Praise with Sincerity and When Deserved

Children don’t need to believe they are broad based superstars to develop competence and self esteem. In fact, kids have fine tuned radars when it comes to hidden agendas and insincerity. Some see praise when undeserved as a sign they lack ability and that they must need the encouragement. Once kids see that your praise is meritless then they lose trust in the other valid praises you give them. 

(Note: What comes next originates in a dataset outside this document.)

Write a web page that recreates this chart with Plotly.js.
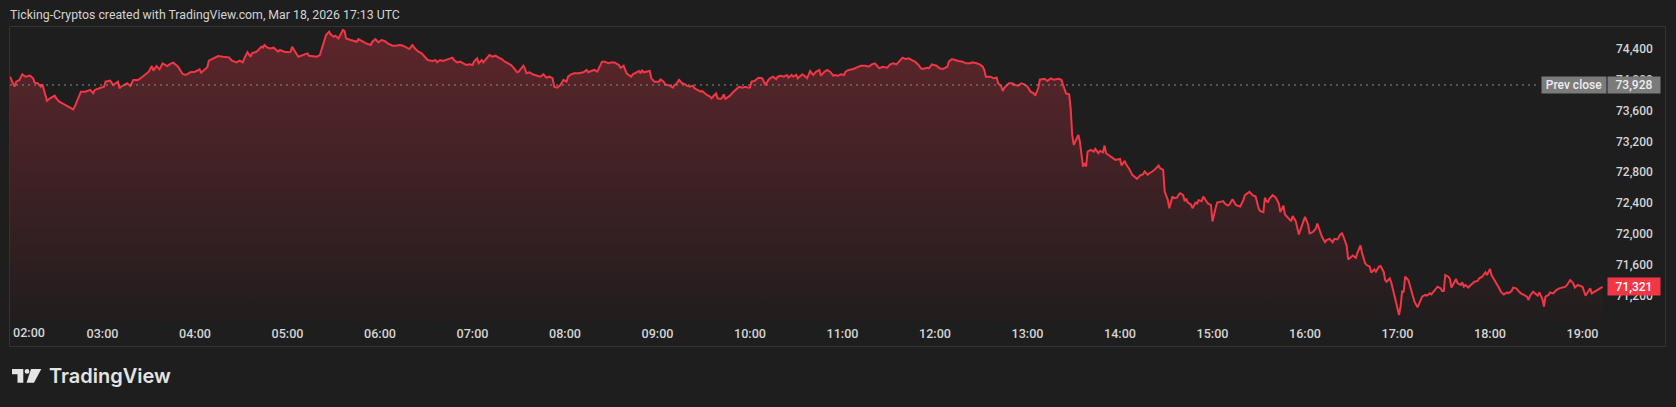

Praise Values and Character Traits

What we focus on is what we encourage to grow, in ourselves and in our children. Take special notice so you can catch your children demonstrating values that you believe will help them live a happier life, as well as create harmony and a stronger society. When you see your children being kind, sharing when it’s difficult to, standing up for themselves, standing up for someone else, overcoming a fear, getting back on the horse, taking the high road, overcoming a weakness, taking on more responsibility, giving someone the benefit of the doubt … you get the idea. These are examples of what we want to make sure don’t go unnoticed. Again, being specific and offering simple statements of catching them in the act of doing good, this is praise as fertilizer.

 Model Self Acceptance, A Growth Mindset and Ample Room For Mistakes

Keep an eye out for how you treat and talk to yourself. Your kids are watching and learning what self respect and self love look like. Be mindful of your own perfectionism, dependence on outcome and approval, and where you might feel stuck. We are not here to be perfect. Perfectionism is a response to trauma, not a healthy goal. That being said, sometimes we neglect our own personal growth and self care in trying to help our kids become the best they can be. The truth is, It’s quantum. The more we work on our own lives and inner happiness, we give our kids the best give ever. The best version of ourselves and one that models the permission to live being true to ourselves.